Part of those weaknesses come from the draft. PSG did some weird stuff in both post-season series' against BYG. Particularly, putting Maple on utility picks like Karma and Lissandra was very strange. He just did absolutely nothing all game. Sometimes, PSG try to experiment and play outside of what they're good. Maple is a legendary player — give the man something he can carry on. At any point, he's probably got five or six champions that he can excel on, but this year it's been assassins like Akali.
PSG also has to give River a carry champion, and the problem is that they struggle to adapt outside of this style of composition. I worry that if the Worlds 2021 meta doesn't suit what PSG wants to do by default, they're going to have some trouble. The reason I have more hope for Beyond Gaming is that they seem a bit more flexible and versatile, and I think that comes from the youthfulness of some of their players. The other reasons are that no one is expecting them to do well, and of course, the difference in competition in their respective stages.
I'm not saying Beyond is going to do better than PSG, I'm saying that Beyond will have an easier time in the Play-In than PSG will have in the Group Stage.
That being said, I will be hoping for PSG to make it out of groups. I think having a Pool 1 seed is huge for them because it means they get to dodge some of the tougher opponents. I think they have the talent in skill in them to push forward and potentially make quarterfinals. Semifinals would be huge, but there are so many strong teams, it's hard to say.

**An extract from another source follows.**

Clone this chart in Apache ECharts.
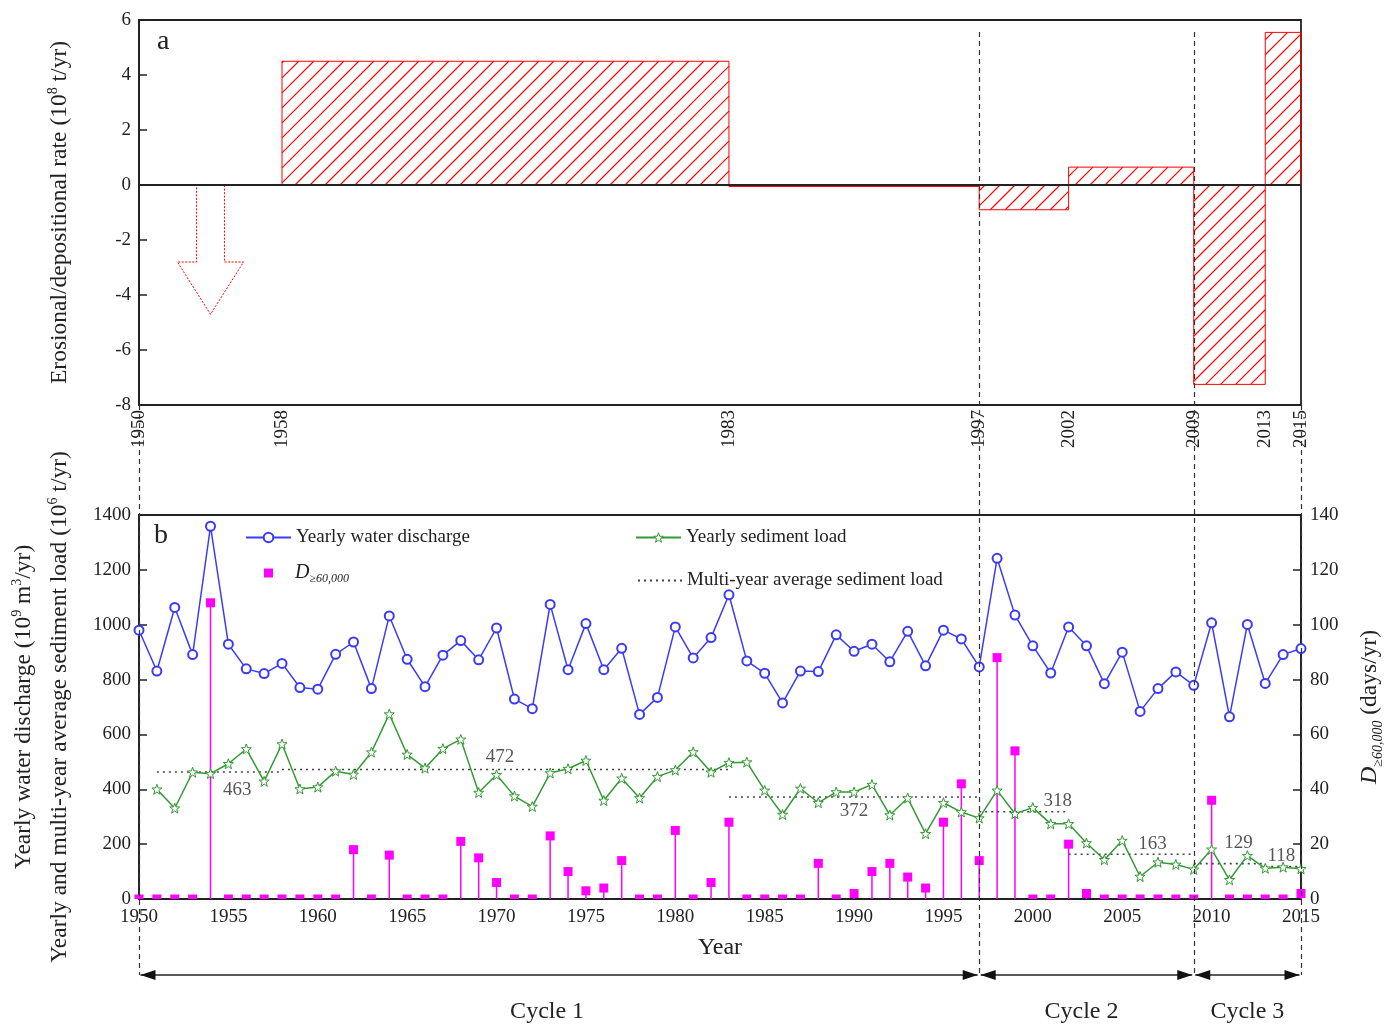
<!DOCTYPE html>
<html>
<head>
<meta charset="utf-8">
<script src="https://cdn.jsdelivr.net/npm/echarts@6.0.0/dist/echarts.min.js"></script>
<style>
html, body { margin: 0; padding: 0; background: #fff; }
#chart { width: 1395px; height: 1026px; }
</style>
</head>
<body>
<div id="chart"></div>
<script>
var FONT = "'Liberation Serif', 'Times New Roman', serif";
var TXT = '#222';
var BLUE = '#3b3bf5';
var GREEN = '#339933';
var PINK = '#ff00ff';
var RED = '#ff0000';

// ---- data ----
var firstYear = 1950;
var discharge = [980, 831, 1063, 891, 1359, 929, 839, 822, 859, 771,
    765, 892, 937, 767, 1032, 874, 774, 889, 942, 872,
    988, 729, 694, 1074, 836, 1004, 836, 914, 673, 735,
    992, 879, 953, 1109, 868, 823, 715, 831, 829, 963,
    903, 929, 865, 976, 850, 980, 948, 846, 1242, 1035,
    923, 824, 992, 923, 785, 900, 684, 767, 828, 779,
    1007, 664, 1001, 786, 891, 913];
var sediment = [null, 400, 331, 462, 457, 493, 547, 429, 565, 401,
    408, 466, 454, 535, 674, 527, 477, 548, 582, 388,
    453, 375, 337, 459, 475, 505, 359, 440, 368, 446,
    470, 536, 462, 497, 499, 396, 308, 403, 351, 390,
    390, 417, 306, 368, 238, 351, 317, 295, 396, 311,
    333, 274, 274, 204, 143, 213, 82, 134, 126, 108,
    181, 70, 158, 112, 116, 110];
var dDays = [0, 0, 0, 0, 108, 0, 0, 0, 0, 0,
    0, 0, 18, 0, 16, 0, 0, 0, 21, 15,
    6, 0, 0, 23, 10, 3, 4, 14, 0, 0,
    25, 0, 6, 28, 0, 0, 0, 0, 13, 0,
    2, 10, 13, 8, 4, 28, 42, 14, 88, 54,
    0, 0, 20, 2, 0, 0, 0, 0, 0, 0,
    36, 0, 0, 0, 0, 2];

var periodStart = [1958, 1983, 1997, 2002, 2009, 2013];
var periodEnd = [1983, 1997, 2002, 2009, 2013, 2015];
var periodRate = [4.5, -0.05, -0.9, 0.65, -7.25, 5.55];

var avgStart = [1951, 1958, 1983, 1997, 2002, 2009, 2013];
var avgEnd = [1958, 1983, 1997, 2002, 2009, 2013, 2015];
var avgLoad = [463, 472, 372, 318, 163, 129, 118];

var topTicks = [1950, 1958, 1983, 1997, 2002, 2009, 2013, 2015];
var cycleBounds = [1950, 1997, 2009, 2015];
var cycleNames = ['Cycle 1', 'Cycle 2', 'Cycle 3'];

// off-scale erosion before 1958, drawn as a hollow arrow
var arrowYear = 1954, arrowNeck = -2.8, arrowTip = -4.7;

// where the average numbers sit
var avgLabelYear = [1955.5, 1970.2, 1990, 2001.4, 2006.7, 2011.5, 2013.9];
var avgLabelSide = ['bottom', 'top', 'bottom', 'top', 'top', 'top', 'top'];
var avgLabelGap = [9, 3, 5, 1, 1, 11, 1];

// ---- layout ----
var L = 139, R = 94, T1 = 20, H1 = 385, T2 = 515, H2 = 384;
var HATCH = 15;
var cycleLabelShift = [-12, -5, 0];

var yearOf = function (i) { return firstYear + i; };
var plain = function (v) { return String(v); };
var dischargeData = discharge.map(function (v, i) { return [yearOf(i), v]; });
var sedimentData = [];
sediment.forEach(function (v, i) { if (v !== null) sedimentData.push([yearOf(i), v]); });
var dData = dDays.map(function (v, i) { return [yearOf(i), v]; });
var periodData = periodStart.map(function (s, i) { return [s, periodEnd[i], periodRate[i]]; });

var STAR = 'path://M12,1 L14.9,8.6 L23,8.6 L16.5,13.6 L18.9,21.5 L12,16.8 L5.1,21.5 L7.5,13.6 L1,8.6 L9.1,8.6 Z';
var AVG_NAME = 'Multi-year average sediment load';
var D_NAME = 'D≥60,000';

// "/" hatch lines clipped to a rectangle
function hatchLines(x0, y0, x1, y1) {
    var out = [];
    var cStart = Math.ceil((x0 + y0) / HATCH) * HATCH;
    for (var c = cStart; c <= x1 + y1; c += HATCH) {
        var xa = Math.max(x0, c - y1), xb = Math.min(x1, c - y0);
        if (xb - xa < 0.5) continue;
        out.push({
            type: 'line',
            shape: { x1: xa, y1: c - xa, x2: xb, y2: c - xb },
            style: { stroke: RED, lineWidth: 1.1 }
        });
    }
    return out;
}

var series = [{
    type: 'custom',
    name: 'rate',
    xAxisIndex: 0, yAxisIndex: 0,
    data: periodData,
    encode: { x: [0, 1], y: 2 },
    renderItem: function (params, api) {
        var p0 = api.coord([api.value(0), api.value(2)]);
        var p1 = api.coord([api.value(1), 0]);
        var x0 = p0[0], x1 = p1[0];
        var y0 = Math.min(p0[1], p1[1]), y1 = Math.max(p0[1], p1[1]);
        var kids = hatchLines(x0, y0, x1, y1);
        kids.push({
            type: 'rect',
            shape: { x: x0, y: y0, width: x1 - x0, height: y1 - y0 },
            style: { fill: y1 - y0 < 3 ? RED : 'none', stroke: RED, lineWidth: 1 }
        });
        return { type: 'group', children: kids };
    },
    markLine: {
        silent: true, symbol: 'none', label: { show: false },
        lineStyle: { color: TXT, type: 'solid', width: 1.8 },
        data: [{ yAxis: 0 }]
    },
    z: 2
}, {
    type: 'custom',
    name: 'arrow',
    xAxisIndex: 0, yAxisIndex: 0,
    data: [[arrowYear, arrowTip, arrowNeck]],
    renderItem: function (params, api) {
        var x = api.value(0), tip = api.value(1), neck = api.value(2);
        var pts = [[x - 0.78, 0], [x + 0.78, 0], [x + 0.78, neck], [x + 1.85, neck],
            [x, tip], [x - 1.85, neck], [x - 0.78, neck]].map(function (p) { return api.coord(p); });
        return {
            type: 'polygon',
            shape: { points: pts },
            style: { fill: 'none', stroke: RED, lineWidth: 1, lineDash: [2, 1.5] }
        };
    }
}, {
    type: 'custom',
    name: D_NAME,
    xAxisIndex: 1, yAxisIndex: 2,
    data: dData,
    encode: { x: 0, y: 1 },
    itemStyle: { color: PINK },
    renderItem: function (params, api) {
        var top = api.coord([api.value(0), api.value(1)]);
        var base = api.coord([api.value(0), 0]);
        var s = 4.5;
        var kids = [];
        if (base[1] - top[1] > 1) {
            kids.push({ type: 'line', shape: { x1: top[0], y1: base[1], x2: top[0], y2: top[1] },
                style: { stroke: PINK, lineWidth: 1.5 } });
        }
        kids.push({ type: 'rect', shape: { x: top[0] - s, y: top[1] - s, width: 2 * s, height: Math.min(2 * s, base[1] - top[1] + s) },
            style: { fill: PINK } });
        return { type: 'group', children: kids };
    },
    z: 3
}, {
    type: 'line',
    name: 'Yearly water discharge',
    xAxisIndex: 1, yAxisIndex: 1,
    data: dischargeData,
    symbol: 'emptyCircle', symbolSize: 9,
    color: BLUE,
    lineStyle: { color: BLUE, width: 1.5 },
    itemStyle: { color: BLUE, borderWidth: 1.3 },
    z: 5
}, {
    type: 'line',
    name: 'Yearly sediment load',
    xAxisIndex: 1, yAxisIndex: 1,
    data: sedimentData,
    symbol: STAR, symbolSize: 10,
    color: GREEN,
    lineStyle: { color: GREEN, width: 1.5 },
    itemStyle: { color: '#fff', borderColor: GREEN, borderWidth: 1 },
    z: 5
}];

avgLoad.forEach(function (v, i) {
    series.push({
        type: 'line',
        name: AVG_NAME,
        xAxisIndex: 1, yAxisIndex: 1,
        data: [[avgStart[i], v], [avgEnd[i], v]],
        symbol: 'none',
        color: '#444',
        lineStyle: { color: '#444', width: 1.6, type: [2, 4] },
        z: 4
    });
});

series.push({
    type: 'scatter',
    name: 'avgLabels',
    xAxisIndex: 1, yAxisIndex: 1,
    symbolSize: 0,
    data: avgLoad.map(function (v, i) {
        return {
            value: [avgLabelYear[i], v],
            label: { position: avgLabelSide[i], distance: avgLabelGap[i] }
        };
    }),
    label: {
        show: true, formatter: function (p) { return p.value[1]; },
        fontFamily: FONT, fontSize: 19, color: '#2a2a2a'
    },
    z: 6
});

var axisTxt = { fontFamily: FONT, fontSize: 19, color: TXT, formatter: plain };
var axisLine = { show: true, lineStyle: { color: TXT, width: 1.8 } };
var tickIn = { show: true, inside: true, length: 8, lineStyle: { color: TXT, width: 1.5 } };
var legendTxt = { fontFamily: FONT, fontSize: 19, color: TXT };

var option = {
    backgroundColor: '#fff',
    animation: false,
    textStyle: { fontFamily: FONT },
    grid: [
        { left: L, right: R, top: T1, height: H1, show: true, borderColor: TXT, borderWidth: 1.8, backgroundColor: 'transparent', outerBoundsMode: 'none' },
        { left: L, right: R, top: T2, height: H2, show: true, borderColor: TXT, borderWidth: 1.8, backgroundColor: 'transparent', outerBoundsMode: 'none' }
    ],
    xAxis: [{
        gridIndex: 0, type: 'value', min: 1950, max: 2015,
        axisLine: { show: false }, axisTick: { show: false }, splitLine: { show: false },
        axisLabel: Object.assign({
            customValues: topTicks, rotate: 90, margin: 5, showMinLabel: true, showMaxLabel: true
        }, axisTxt)
    }, {
        gridIndex: 1, type: 'value', min: 1950, max: 2015, interval: 5,
        axisLine: axisLine, axisTick: { show: false }, splitLine: { show: false },
        axisLabel: Object.assign({ margin: 9, showMinLabel: true, showMaxLabel: true }, axisTxt),
        name: 'Year', nameLocation: 'middle', nameGap: 37,
        nameTextStyle: { fontFamily: FONT, fontSize: 24, color: TXT }
    }],
    yAxis: [{
        gridIndex: 0, type: 'value', min: -8, max: 6, interval: 2,
        axisLine: axisLine, axisTick: tickIn, splitLine: { show: false },
        axisLabel: Object.assign({ margin: 8 }, axisTxt),
        name: '{t|Erosional/depositional rate (10}{sup|8}{t| t/yr)}',
        nameLocation: 'middle', nameGap: 65, nameRotate: 90,
        nameTextStyle: {
            rich: {
                t: { fontFamily: FONT, fontSize: 23.5, color: TXT, lineHeight: 28 },
                sup: { fontFamily: FONT, fontSize: 14, color: TXT, verticalAlign: 'top' }
            }
        }
    }, {
        gridIndex: 1, type: 'value', min: 0, max: 1400, interval: 200, position: 'left',
        axisLine: axisLine, axisTick: tickIn, splitLine: { show: false },
        axisLabel: Object.assign({ margin: 8 }, axisTxt),
        name: '{t|Yearly water discharge (10}{sup|9}{t| m}{sup|3}{t|/yr)}\n{t|Yearly and multi-year average sediment load (10}{sup|6}{t| t/yr)}',
        nameLocation: 'middle', nameGap: 61, nameRotate: 90,
        nameTextStyle: {
            rich: {
                t: { fontFamily: FONT, fontSize: 23.5, color: TXT, lineHeight: 36 },
                sup: { fontFamily: FONT, fontSize: 14, color: TXT, verticalAlign: 'top', padding: [4, 0, 0, 0] }
            }
        }
    }, {
        gridIndex: 1, type: 'value', min: 0, max: 140, interval: 20, position: 'right',
        axisLine: axisLine, axisTick: tickIn, splitLine: { show: false },
        axisLabel: Object.assign({ margin: 9 }, axisTxt),
        name: '{i|D}{sub|≥60,000}{t| (days/yr)}',
        nameLocation: 'middle', nameGap: 54, nameRotate: 90,
        nameTextStyle: {
            rich: {
                i: { fontFamily: FONT, fontSize: 24, fontStyle: 'italic', color: TXT, lineHeight: 30 },
                t: { fontFamily: FONT, fontSize: 23.5, color: TXT, lineHeight: 30 },
                sub: { fontFamily: FONT, fontSize: 14, fontStyle: 'italic', color: TXT, lineHeight: 19, verticalAlign: 'bottom' }
            }
        }
    }],
    legend: [{
        data: ['Yearly water discharge'], left: 245, top: 528, padding: 0,
        itemWidth: 45, itemHeight: 12, selectedMode: false, textStyle: legendTxt
    }, {
        data: [{ name: 'Yearly sediment load', itemStyle: { color: '#fff', borderColor: GREEN, borderWidth: 1 } }],
        left: 635, top: 528, padding: 0,
        itemWidth: 45, itemHeight: 12, selectedMode: false, textStyle: legendTxt
    }, {
        data: [{ name: D_NAME, icon: 'rect', itemStyle: { color: PINK } }], left: 264, top: 563, padding: 0,
        itemWidth: 9, itemHeight: 9, selectedMode: false,
        formatter: function () { return '{g|}{i|D}{s|≥60,000}'; },
        textStyle: {
            rich: {
                g: { width: 17 },
                i: { fontFamily: FONT, fontSize: 20, fontStyle: 'italic', color: TXT, lineHeight: 24 },
                s: { fontFamily: FONT, fontSize: 12, fontStyle: 'italic', color: TXT, lineHeight: 14, verticalAlign: 'bottom' }
            }
        }
    }, {
        data: [{ name: AVG_NAME, itemStyle: { opacity: 0 } }], left: 637, top: 571, padding: 0,
        itemWidth: 44, itemHeight: 12, selectedMode: false, textStyle: legendTxt
    }],
    series: series
};

var chart = echarts.init(document.getElementById('chart'), null, { renderer: 'canvas' });
chart.setOption(option);

// cycle boundaries, arrows and panel letters
var px = function (yr) { return chart.convertToPixel({ xAxisIndex: 1 }, yr); };
var arrowY = T2 + H2 + 76;
var cycleLabelY = T2 + H2 + 113;
var graphics = [];
cycleBounds.forEach(function (yr, i) {
    var x = Math.round(px(yr)) + 0.5;
    var inner = i > 0 && i < cycleBounds.length - 1;
    graphics.push({
        type: 'line', silent: true, z: 50,
        shape: { x1: x, y1: inner ? T1 + 12 : T1 + H1, x2: x, y2: arrowY },
        style: { stroke: '#333', lineWidth: 1.2, lineDash: [5, 4] }
    });
});
cycleNames.forEach(function (name, i) {
    var x1 = px(cycleBounds[i]) + 1.5, x2 = px(cycleBounds[i + 1]) - 1.5;
    graphics.push({ type: 'line', silent: true, z: 50,
        shape: { x1: x1, y1: arrowY, x2: x2, y2: arrowY },
        style: { stroke: TXT, lineWidth: 1.5 } });
    graphics.push({ type: 'polygon', silent: true, z: 50,
        shape: { points: [[x1, arrowY], [x1 + 15, arrowY - 5], [x1 + 15, arrowY + 5]] },
        style: { fill: '#111' } });
    graphics.push({ type: 'polygon', silent: true, z: 50,
        shape: { points: [[x2, arrowY], [x2 - 15, arrowY - 5], [x2 - 15, arrowY + 5]] },
        style: { fill: '#111' } });
    graphics.push({ type: 'text', silent: true, z: 50,
        x: (x1 + x2) / 2 + cycleLabelShift[i], y: cycleLabelY,
        style: { text: name, fontFamily: FONT, fontSize: 24, fill: TXT, align: 'center', verticalAlign: 'middle' } });
});
graphics.push({ type: 'text', silent: true, left: L + 18, top: T1 + 8,
    style: { text: 'a', fontFamily: FONT, fontSize: 28, fill: TXT } });
graphics.push({ type: 'text', silent: true, left: L + 15, top: T2 + 7,
    style: { text: 'b', fontFamily: FONT, fontSize: 28, fill: TXT } });
chart.setOption({ graphic: graphics });
</script>
</body>
</html>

I'm not super worried about NA, but they are looking better than they have previously. The EU teams this year are crazy, the Korean representatives are insane, and the LPL teams are always huge. PSG could have an advantage since they could scrim some of those teams before Worlds, but when a team doesn't get challenged domestically, they can struggle internationally.
My hope is that PSG Talon got a wake-up call against Beyond Gaming and have realized they need to make some changes, especially in the draft. Individual skill is great, but it will only take you so far. If PSG have learned those lessons, they can go far.